The "Minimum Viable Hype" (MVH)
Before you write the first line of code, you should have an MVH.
What is the smallest amount of information you can share to generate interest?
- A Title: What do you call it?
- A Bio: What problem does it solve in one sentence?
- A Category: Who is it for?
- A Date: When are you aims to launch?
That’s all you need. You don't need a logo. You don't need a complex landing page. You just need to commit to the idea enough to put it on your public profile.
If the interest isn't there, don't be afraid to kill the idea. Killing an idea early is a victory, not a failure. It means you’re becoming a smarter founder. It means you’re valuing your time.
Building in Public 2.0
We talk a lot about building in public, but most people do it wrong. They only share the "good" stuff. They share the code snippets that look cool. They share the logo reveal.
Building in public 2.0 is about sharing the decision-making process.
Use your "Launch Soon" phase to ask questions. "Hey, for the project I'm launching in March, would you prefer feature A or feature B?" "Does anyone else struggle with this specific bug I'm trying to fix?"
By the time the product is live, your followers have helped you build it. They feel ownership. They aren't just customers; they’re stakeholders. And stakeholders are the best marketing team you could ever ask for.
Don't Wait for "Perfect" to Start the Clock
If I could go back and tell my younger self one thing, it would be this: stop waiting for the product to be "ready" before you start talking about it.
The product is never ready.
The conversation is what matters. Start the clock today. Add your next idea to your profile. Mark it as "Launch Soon." Be honest about how early you are. Let people see the raw, unpolished version of your vision.
The makers who win aren't the ones who build the best apps. They are the ones who build the best relationships. And relationships start with a conversation, not a checkout page.

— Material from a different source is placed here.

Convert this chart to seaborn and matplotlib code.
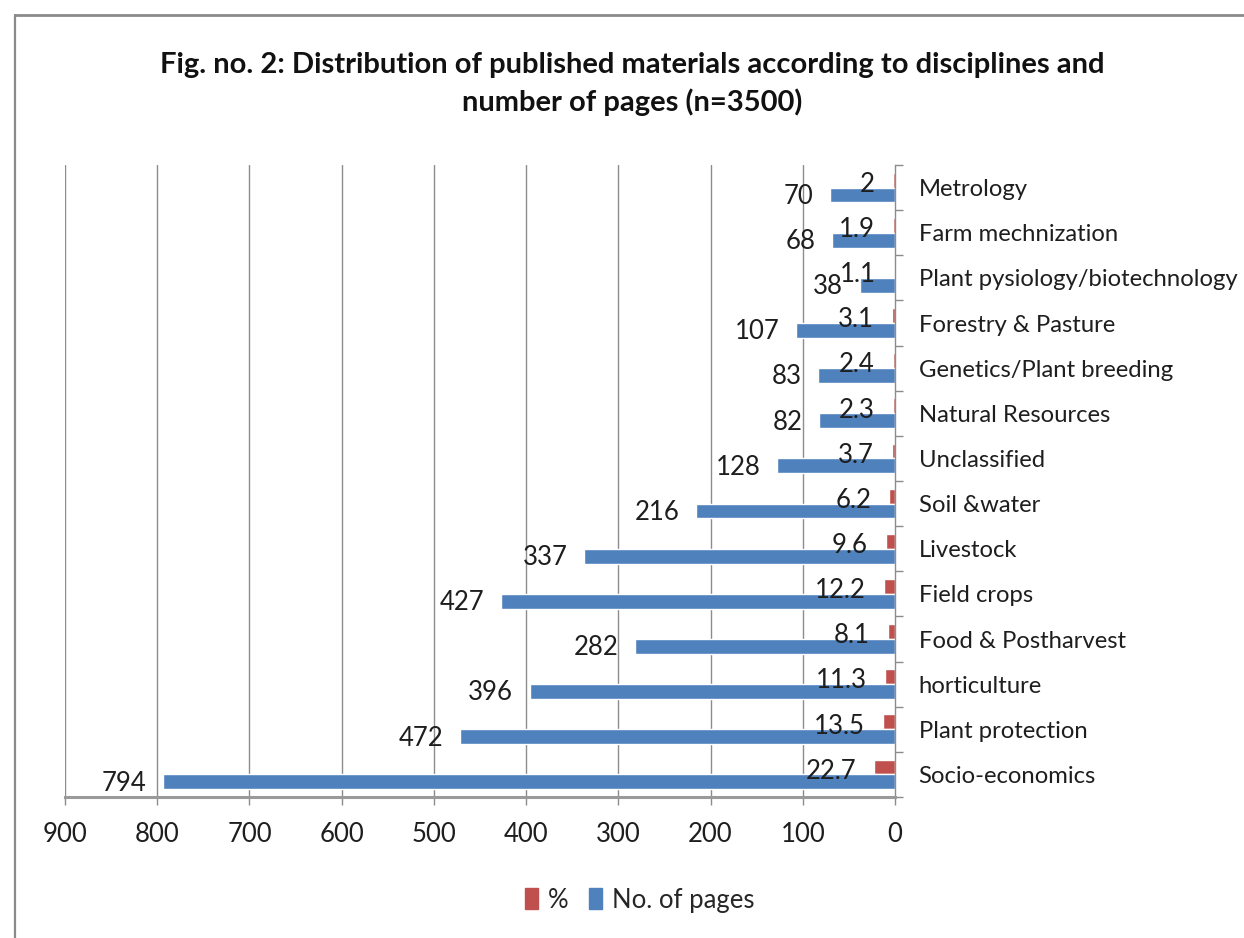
import matplotlib
matplotlib.use("Agg")
import matplotlib.pyplot as plt
import seaborn as sns
import pandas as pd
import numpy as np
from matplotlib.patches import Patch
from matplotlib.lines import Line2D

# ---- data (top to bottom as shown) ----
categories = ["Metrology", "Farm mechnization", "Plant pysiology/biotechnology",
              "Forestry & Pasture", "Genetics/Plant breeding", "Natural Resources",
              "Unclassified", "Soil &water", "Livestock", "Field crops",
              "Food & Postharvest", "horticulture", "Plant protection", "Socio-economics"]
pages = [70, 68, 38, 107, 83, 82, 128, 216, 337, 427, 282, 396, 472, 794]
percent = [2, 1.9, 1.1, 3.1, 2.4, 2.3, 3.7, 6.2, 9.6, 12.2, 8.1, 11.3, 13.5, 22.7]
series_names = ["%", "No. of pages"]
x_ticks = [900, 800, 700, 600, 500, 400, 300, 200, 100, 0]
title = "Fig. no. 2: Distribution of published materials according to disciplines and\nnumber of pages (n=3500)"

RED = "#C0504D"
BLUE = "#4F81BD"
GRID = "#8C8C8C"
TXT = "#1E1E1E"
FS = 18.5

sns.set_theme(style="white")
plt.rcParams["font.family"] = ["Lato", "DejaVu Sans"]

df = pd.DataFrame({
    "cat": categories * 2,
    "val": percent + pages,
    "series": [series_names[0]] * len(categories) + [series_names[1]] * len(categories),
})

fig = plt.figure(figsize=(12.44, 9.38), dpi=100)
ax = fig.add_axes([65 / 1244, 1 - 797 / 938, (895 - 65) / 1244, (797 - 165) / 938])

sns.barplot(data=df, y="cat", x="val", hue="series", order=categories,
            hue_order=series_names, palette=[RED, BLUE], orient="h",
            width=0.66, gap=0, ax=ax, legend=False, saturation=1)

ax.set_xlim(900, 0)
ax.set_ylim(len(categories) - 0.5, -0.5)
ax.set_xticks(x_ticks)
ax.set_xticklabels([str(t) for t in x_ticks], fontsize=FS, color=TXT)
ax.set_xlabel("")
ax.set_ylabel("")

# gridlines
ax.grid(False)
for t in x_ticks[:-1]:
    ax.axvline(t, color=GRID, lw=1.0, zorder=0)

# spines
for s in ["top", "left"]:
    ax.spines[s].set_visible(False)
ax.spines["bottom"].set_color("#9A9A9A")
ax.spines["bottom"].set_linewidth(2.2)
ax.spines["right"].set_color(GRID)
ax.spines["right"].set_linewidth(1.0)

# y axis on right
ax.yaxis.tick_right()
ax.set_yticks(range(len(categories)))
ax.set_yticklabels(categories, fontsize=17.2, color=TXT)
ax.set_yticks(np.arange(-0.5, len(categories), 1.0), minor=True)
ax.tick_params(axis="y", which="major", length=0, pad=17, right=True, left=False)
ax.tick_params(axis="y", which="minor", length=6, width=1, color=GRID, right=True, left=False, direction="out")
ax.tick_params(axis="x", which="major", length=6, width=1, color=GRID, direction="out", pad=12, bottom=True)

# value labels
cont_pct, cont_pages = ax.containers[0], ax.containers[1]
pct_texts = ax.bar_label(cont_pct, labels=[f"{v:g}" for v in percent], padding=13, fontsize=FS, color=TXT)
page_texts = ax.bar_label(cont_pages, labels=[f"{v:g}" for v in pages], padding=12, fontsize=FS, color=TXT)
for t in pct_texts:
    t.xyann = (t.xyann[0], t.xyann[1] - 3)
for t in page_texts:
    t.xyann = (t.xyann[0], t.xyann[1] - 1)

# title
fig.text(632 / 1244, 1 - 84 / 938, title, ha="center", va="center", fontsize=21,
         fontweight="bold", linespacing=1.5, color="#111111")

# legend
handles = [Patch(facecolor=RED, edgecolor=RED), Patch(facecolor=BLUE, edgecolor=BLUE)]
fig.legend(handles, series_names, loc="center", bbox_to_anchor=(640 / 1244, 1 - 900 / 938),
           ncol=2, frameon=False, fontsize=FS, handlelength=0.5, handleheight=0.9,
           handletextpad=0.4, columnspacing=0.8)

# frame lines of the chart box
fig.add_artist(Line2D([15 / 1244, 15 / 1244], [0, 1 - 15 / 938], color="#8A8A8A", lw=1.6,
                      transform=fig.transFigure))
fig.add_artist(Line2D([15 / 1244, 1], [1 - 15 / 938, 1 - 15 / 938], color="#8A8A8A", lw=2.0,
                      transform=fig.transFigure))

fig.savefig("out.png", dpi=100, facecolor="white")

Your Action Plan for This Week
If you have an idea rattling around in your head, here is your homework:
- Write it Down: Spend ten minutes defining exactly who it's for and why it needs to exist.
- Post it Publicly: Don't hide it in a Notion doc. Put it on your Makers Page profile.
- Connect Your Stripe: If you haven't yet, get that verified badge. Give people a reason to trust your hype.
- Share the "Why": Write a short post or update explaining why you're excited about this specific idea.
- Listen: Watch the followers. Listen to the feedback. Be prepared to pivot or kill the idea if the market says no.
Building is hard. Validation is harder. But doing it with a community by your side makes it a lot more fun.
Let's stop guessing and start knowing.